Les armées des alliés occidentaux (essentiellement l'US Army et la British Army) sont alors en nette situation d'infériorité numérique face à la puissante Armée rouge, qui a montré son efficacité en détruisant la majorité des forces armées allemandes sur le front de l'Est et en conquérant l'Europe centrale. Cette situation a empiré avec le rapatriement (opération Magic Carpet) et la démobilisation des troupes de 1945 jusqu'à l'été 1946, les forces armées des États-Unis passant d'un effectif total de 12,2 millions d'hommes en 1945 (dont la moitié seulement outre-mer) à environ 1,5 million au milieu de l'année 1947 (l'Armée rouge était estimée à environ trois millions d'hommes en , montant à 3,9 en )[3].
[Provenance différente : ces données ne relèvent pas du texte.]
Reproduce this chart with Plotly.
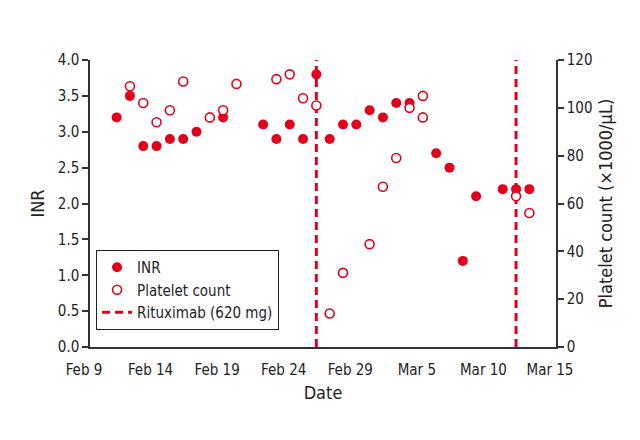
import plotly.graph_objects as go

RED = "#e3001b"
AXIS = "#333333"
FONT = "DejaVu Sans Condensed, Liberation Sans Narrow, sans-serif"

# INR measurements
inr_dates = ["2020-02-11", "2020-02-12", "2020-02-13", "2020-02-14", "2020-02-15",
             "2020-02-16", "2020-02-17", "2020-02-19", "2020-02-22", "2020-02-23",
             "2020-02-24", "2020-02-25", "2020-02-26", "2020-02-27", "2020-02-28",
             "2020-02-29", "2020-03-01", "2020-03-02", "2020-03-03", "2020-03-04",
             "2020-03-06", "2020-03-07", "2020-03-08", "2020-03-09", "2020-03-11",
             "2020-03-12", "2020-03-13"]
inr_values = [3.2, 3.5, 2.8, 2.8, 2.9, 2.9, 3.0, 3.2, 3.1, 2.9,
              3.1, 2.9, 3.8, 2.9, 3.1, 3.1, 3.3, 3.2, 3.4, 3.4,
              2.7, 2.5, 1.2, 2.1, 2.2, 2.2, 2.2]

# Platelet counts (x1000/uL)
plt_dates = ["2020-02-12", "2020-02-13", "2020-02-14", "2020-02-15", "2020-02-16",
             "2020-02-18", "2020-02-19", "2020-02-20", "2020-02-23", "2020-02-24",
             "2020-02-25", "2020-02-26", "2020-02-27", "2020-02-28", "2020-03-01",
             "2020-03-02", "2020-03-03", "2020-03-04", "2020-03-05", "2020-03-05",
             "2020-03-12", "2020-03-13"]
plt_values = [109, 102, 94, 99, 111, 96, 99, 110, 112, 114,
              104, 101, 14, 31, 43, 67, 79, 100, 105, 96,
              63, 56]

# Rituximab administrations
rituximab_dates = ["2020-02-26", "2020-03-12"]
rituximab_label = "Rituximab (620 mg)"

tick_dates = ["2020-02-09", "2020-02-14", "2020-02-19", "2020-02-24", "2020-02-29",
              "2020-03-05", "2020-03-10", "2020-03-15"]
tick_labels = ["Feb 9", "Feb 14", "Feb 19", "Feb 24", "Feb 29",
               "Mar 5", "Mar 10", "Mar 15"]

fig = go.Figure()

for i, d in enumerate(rituximab_dates):
    fig.add_trace(go.Scatter(
        x=[d, d], y=[0, 4], mode="lines", name=rituximab_label,
        line=dict(color=RED, width=3, dash="8px,5px"),
        showlegend=(i == 0), legendrank=3, yaxis="y"))

fig.add_trace(go.Scatter(
    x=inr_dates, y=inr_values, mode="markers", name="INR",
    marker=dict(color=RED, size=10, line=dict(width=0)),
    legendrank=1, yaxis="y"))

fig.add_trace(go.Scatter(
    x=plt_dates, y=plt_values, mode="markers", name="Platelet count",
    marker=dict(color="white", size=9, line=dict(color=RED, width=1.6)),
    legendrank=2, yaxis="y2"))

fig.update_layout(
    width=640, height=440,
    margin=dict(l=82, r=92, t=52, b=101),
    paper_bgcolor="white", plot_bgcolor="white",
    font=dict(family=FONT, size=15, color="#222222"),
    xaxis=dict(
        type="date", range=["2020-02-09", "2020-03-15"],
        tickvals=tick_dates, ticktext=tick_labels, automargin=False,
        ticklabelshift=-6, ticklabelstandoff=8,
        showgrid=False, zeroline=False, showline=True,
        linecolor=AXIS, linewidth=1.5, ticks="",
        title=dict(text="Date", standoff=9)),
    yaxis=dict(
        range=[0, 4], dtick=0.5, tickformat=".1f", automargin=False,
        showgrid=False, zeroline=False, showline=True,
        linecolor=AXIS, linewidth=1.5, ticks="outside",
        ticklen=6, tickwidth=1.5, tickcolor=AXIS,
        title=dict(text="INR", standoff=8)),
    yaxis2=dict(
        range=[0, 120], dtick=20, overlaying="y", side="right", anchor="x",
        automargin=False,
        showgrid=False, zeroline=False, showline=True,
        linecolor=AXIS, linewidth=1.5, ticks="outside",
        ticklen=6, tickwidth=1.5, tickcolor=AXIS,
        title=dict(text="Platelet count (×1000/μL)", standoff=8)),
    legend=dict(
        x=0.013, y=0.338, xanchor="left", yanchor="top",
        bgcolor="white", bordercolor="#222222", borderwidth=1,
        font=dict(size=15), tracegroupgap=0, itemwidth=30),
)

fig.write_html("out.html")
Les armes nucléaires, dont les États-Unis ont le monopole jusqu'en 1949, sont alors vues par les états-majors ainsi que par le gouvernement Truman comme un moyen de contrebalancer la puissance militaire soviétique à moindre frais, en pleine période de réductions drastiques des dépenses militaires qui caractérisent l'immédiate après-guerre. On peut donc voir le plan Totality comme faisant partie du « bluff atomique » que mènent les États-Unis[4],[5].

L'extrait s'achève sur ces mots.